▶ _Written problem_: Retype the opening lines of the data exactly, stopping after the line that contains "0.040, 0.061, 0.083]". Skip every picture.

▶ _Dataset section_:
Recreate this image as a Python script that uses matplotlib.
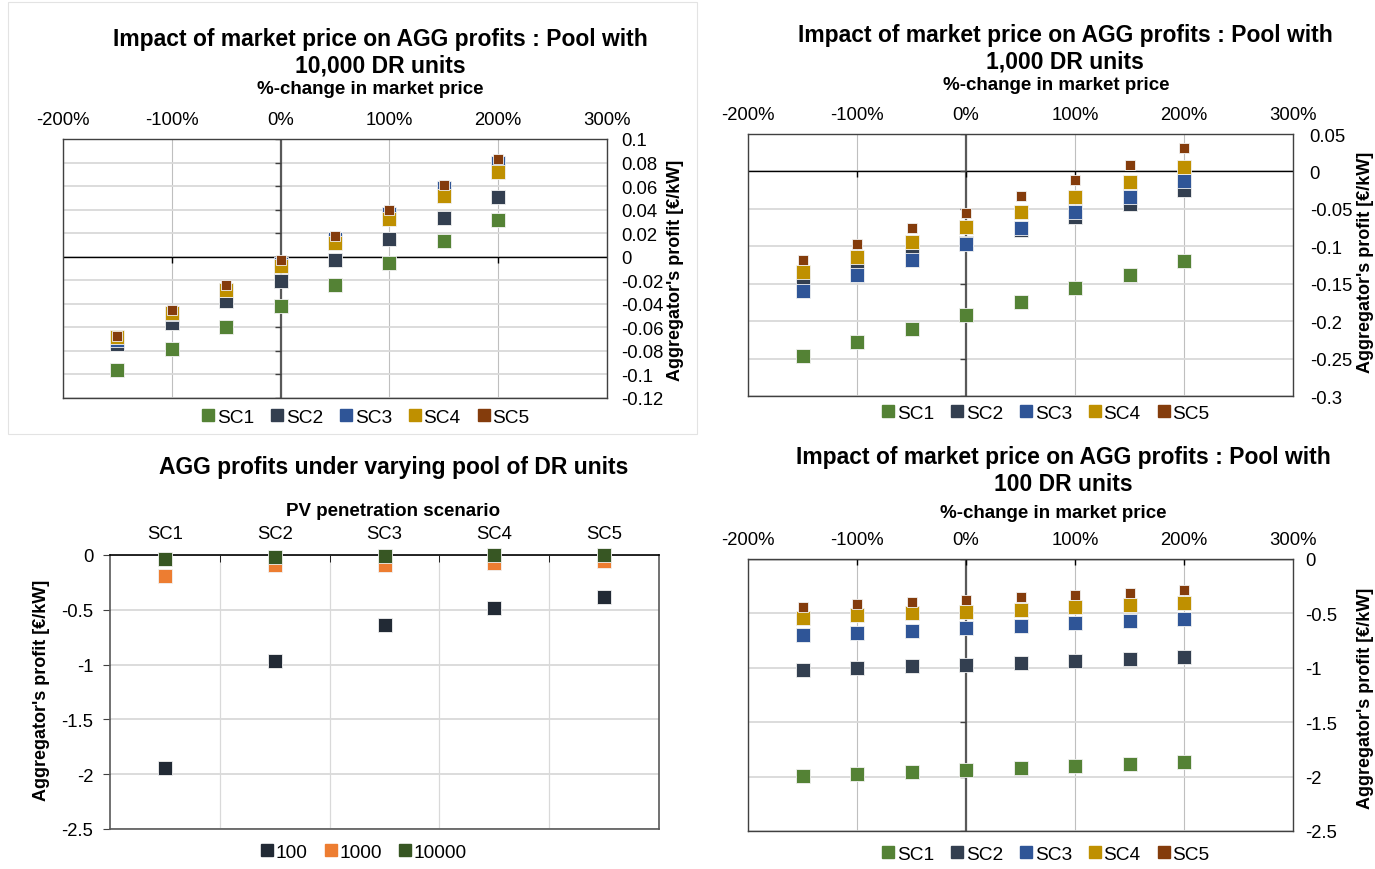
import numpy as np
import matplotlib.pyplot as plt
from matplotlib.lines import Line2D
from matplotlib.patches import Rectangle
from matplotlib.ticker import FuncFormatter

plt.rcParams['font.family'] = ['Liberation Sans', 'DejaVu Sans']

# %-change in market price
price_change = [-150, -100, -50, 0, 50, 100, 150, 200]
x_ticks = [-200, -100, 0, 100, 200, 300]

# pool with 10,000 DR units
p10000_sc1 = [-0.096, -0.078, -0.060, -0.042, -0.024, -0.005, 0.013, 0.031]
p10000_sc2 = [-0.074, -0.056, -0.038, -0.021, -0.003, 0.015, 0.033, 0.051]
p10000_sc3 = [-0.071, -0.049, -0.028, -0.006, 0.015, 0.036, 0.058, 0.080]
p10000_sc4 = [-0.068, -0.048, -0.028, -0.008, 0.012, 0.032, 0.052, 0.072]
p10000_sc5 = [-0.067, -0.045, -0.024, -0.003, 0.018, 0.040, 0.061, 0.083]

# pool with 1,000 DR units
p1000_sc1 = [-0.247, -0.228, -0.210, -0.192, -0.174, -0.156, -0.138, -0.119]
p1000_sc2 = [-0.149, -0.131, -0.113, -0.096, -0.078, -0.061, -0.043, -0.025]
p1000_sc3 = [-0.160, -0.139, -0.118, -0.097, -0.076, -0.054, -0.034, -0.013]
p1000_sc4 = [-0.134, -0.114, -0.094, -0.074, -0.054, -0.034, -0.014, 0.006]
p1000_sc5 = [-0.118, -0.097, -0.076, -0.055, -0.033, -0.012, 0.009, 0.031]

# pool with 100 DR units
p100_sc1 = [-1.990, -1.973, -1.955, -1.936, -1.918, -1.900, -1.881, -1.863]
p100_sc2 = [-1.020, -1.002, -0.984, -0.974, -0.956, -0.938, -0.919, -0.901]
p100_sc3 = [-0.702, -0.683, -0.665, -0.637, -0.619, -0.591, -0.573, -0.555]
p100_sc4 = [-0.539, -0.518, -0.499, -0.484, -0.466, -0.438, -0.420, -0.401]
p100_sc5 = [-0.438, -0.417, -0.395, -0.377, -0.352, -0.334, -0.312, -0.288]

# profits per PV scenario and pool size
scenarios = ['SC1', 'SC2', 'SC3', 'SC4', 'SC5']
pool_sizes = ['100', '1000', '10000']
profit_100 = [-1.94, -0.967, -0.636, -0.483, -0.383]
profit_1000 = [-0.19, -0.094, -0.094, -0.076, -0.058]
profit_10000 = [-0.037, -0.021, -0.005, -0.004, -0.004]

sc_colors = ['#548235', '#333F50', '#2F5597', '#BF9000', '#843C0C']
pool_colors = ['#222A35', '#ED7D31', '#375623']

W, H = 1375, 870


def fx(x):
    return x / W


def fy(y):
    return 1 - y / H


def box(x0, y0, x1, y1):
    return [fx(x0), fy(y1), (x1 - x0) / W, (y1 - y0) / H]


def num_fmt(v, pos=None):
    v = round(v, 4)
    if v == 0:
        return '0'
    return f'{v:g}'


def square(color, size=8):
    return Line2D([], [], linestyle='none', marker='s', markersize=size,
                  markerfacecolor=color, markeredgecolor=color)


fig = plt.figure(figsize=(13.75, 8.7), dpi=100)

# faint outline of the first chart
fig.patches.append(Rectangle((fx(8), fy(435)), (697 - 8) / W, (435 - 3) / H,
                             transform=fig.transFigure, fill=False,
                             edgecolor='#E3E3E3', lw=0.8))


def price_panel(rect, series, ylim, ystep, title, tpos, xlab_pos, ylab_pos,
                leg_pos, ypad):
    ax = fig.add_axes(box(*rect))
    ax.set_xlim(-200, 300)
    ax.set_ylim(*ylim)
    ax.set_xticks(x_ticks)
    ax.xaxis.set_major_formatter(FuncFormatter(lambda v, p: f'{v:.0f}%'))
    ax.xaxis.tick_top()
    yt = np.arange(ylim[0], ylim[1] + ystep / 2, ystep)
    ax.set_yticks(yt)
    ax.yaxis.set_major_formatter(FuncFormatter(num_fmt))
    ax.yaxis.tick_right()
    ax.tick_params(axis='x', length=0, pad=8, labelsize=13.3)
    ax.tick_params(axis='y', length=0, pad=ypad, labelsize=13.3)
    ax.grid(axis='y', color='#D9D9D9', lw=1.3, zorder=0)
    ax.grid(axis='x', color='#BFBFBF', lw=0.8, zorder=0)
    ax.set_axisbelow(True)
    for sp in ax.spines.values():
        sp.set_color('#404040')
        sp.set_linewidth(1.0)
    ax.axhline(0, color='black', lw=1.0, zorder=1)
    ax.axvline(0, color='#595959', lw=1.6, zorder=1)
    # tick marks on the crossing axes
    ax.plot(x_ticks[1:-1], [0] * 4, linestyle='none', marker=3,
            markersize=4, color='black', zorder=1)
    ax.plot([0] * len(yt), yt, linestyle='none', marker=0,
            markersize=4, color='#404040', zorder=1)

    for i, (vals, col) in enumerate(zip(series, sc_colors)):
        size = 7.5 if i == 4 else 10.5
        ax.plot(price_change, vals, linestyle='none', marker='s',
                markersize=size, markerfacecolor=col,
                markeredgecolor='#F2F2F2', markeredgewidth=0.6, zorder=3 + i)

    fig.text(fx(tpos[0]), fy(tpos[1]), title, ha='center', va='center',
             fontsize=16.5, fontweight='bold', linespacing=1.22)
    fig.text(fx(xlab_pos[0]), fy(xlab_pos[1]), '%-change in market price',
             ha='center', va='center', fontsize=13.5, fontweight='bold')
    fig.text(fx(ylab_pos[0]), fy(ylab_pos[1]), "Aggregator's profit [€/kW]",
             ha='center', va='center', rotation=90, fontsize=13,
             fontweight='bold')
    fig.legend([square(c) for c in sc_colors], scenarios, loc='center',
               bbox_to_anchor=(fx(leg_pos[0]), fy(leg_pos[1])), ncol=5,
               frameon=False, fontsize=13.8, handlelength=0.6,
               handletextpad=0.15, columnspacing=0.9, borderpad=0)
    return ax


price_panel((63, 140, 607, 399),
            [p10000_sc1, p10000_sc2, p10000_sc3, p10000_sc4, p10000_sc5],
            (-0.12, 0.1), 0.02,
            'Impact of market price on AGG profits : Pool with\n10,000 DR units',
            (380, 53), (370, 90), (676, 270), (366, 418), 10)

price_panel((748, 135, 1293, 397),
            [p1000_sc1, p1000_sc2, p1000_sc3, p1000_sc4, p1000_sc5],
            (-0.3, 0.05), 0.05,
            'Impact of market price on AGG profits : Pool with\n1,000 DR units',
            (1065, 49), (1056, 86), (1366, 262), (1046, 414), 12)

price_panel((748, 560, 1293, 832),
            [p100_sc1, p100_sc2, p100_sc3, p100_sc4, p100_sc5],
            (-2.5, 0), 0.5,
            'Impact of market price on AGG profits : Pool with\n100 DR units',
            (1063, 471), (1053, 514), (1366, 698), (1046, 855), 9)

# profits by PV penetration scenario
ax3 = fig.add_axes(box(110, 556, 659, 830))
pos = np.arange(len(scenarios))
ax3.set_xlim(-0.5, 4.5)
ax3.set_ylim(-2.5, 0)
ax3.set_xticks(pos)
ax3.set_xticklabels(scenarios)
ax3.set_xticks(pos[:-1] + 0.5, minor=True)
ax3.xaxis.tick_top()
ax3.tick_params(axis='x', which='major', length=0, pad=9, labelsize=13.3)
ax3.tick_params(axis='x', which='minor', direction='in', length=5,
                color='black')
ax3.set_yticks(np.arange(-2.5, 0.01, 0.5))
ax3.yaxis.set_major_formatter(FuncFormatter(num_fmt))
ax3.tick_params(axis='y', length=5, pad=7, labelsize=13.3, color='#404040')
ax3.grid(axis='y', color='#D9D9D9', lw=1.3)
ax3.grid(axis='x', which='minor', color='#D9D9D9', lw=0.9)
ax3.set_axisbelow(True)
for name, sp in ax3.spines.items():
    sp.set_color('black' if name == 'top' else '#595959')
    sp.set_linewidth(1.2)
for i, (vals, col) in enumerate(zip([profit_100, profit_1000, profit_10000],
                                     pool_colors)):
    ax3.plot(pos, vals, linestyle='none', marker='s', markersize=10.5,
             markerfacecolor=col, markeredgecolor='#F2F2F2',
             markeredgewidth=0.6, zorder=3 + i, clip_on=False)

fig.text(fx(394), fy(468), 'AGG profits under varying pool of DR units',
         ha='center', va='center', fontsize=16.5, fontweight='bold')
fig.text(fx(393), fy(511), 'PV penetration scenario', ha='center',
         va='center', fontsize=13.5, fontweight='bold')
fig.text(fx(42), fy(690), "Aggregator's profit [€/kW]", ha='center',
         va='center', rotation=90, fontsize=13, fontweight='bold')
fig.legend([square(c) for c in pool_colors], pool_sizes, loc='center',
           bbox_to_anchor=(fx(364), fy(853)), ncol=3, frameon=False,
           fontsize=13.8, handlelength=0.6, handletextpad=0.15,
           columnspacing=0.9, borderpad=0)

fig.savefig('out.png', dpi=100)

▶ _Solution_:
Recreate this image as a Python script that uses matplotlib.
import numpy as np
import matplotlib.pyplot as plt
from matplotlib.lines import Line2D
from matplotlib.patches import Rectangle
from matplotlib.ticker import FuncFormatter

plt.rcParams['font.family'] = ['Liberation Sans', 'DejaVu Sans']

# %-change in market price
price_change = [-150, -100, -50, 0, 50, 100, 150, 200]
x_ticks = [-200, -100, 0, 100, 200, 300]

# pool with 10,000 DR units
p10000_sc1 = [-0.096, -0.078, -0.060, -0.042, -0.024, -0.005, 0.013, 0.031]
p10000_sc2 = [-0.074, -0.056, -0.038, -0.021, -0.003, 0.015, 0.033, 0.051]
p10000_sc3 = [-0.071, -0.049, -0.028, -0.006, 0.015, 0.036, 0.058, 0.080]
p10000_sc4 = [-0.068, -0.048, -0.028, -0.008, 0.012, 0.032, 0.052, 0.072]
p10000_sc5 = [-0.067, -0.045, -0.024, -0.003, 0.018, 0.040, 0.061, 0.083]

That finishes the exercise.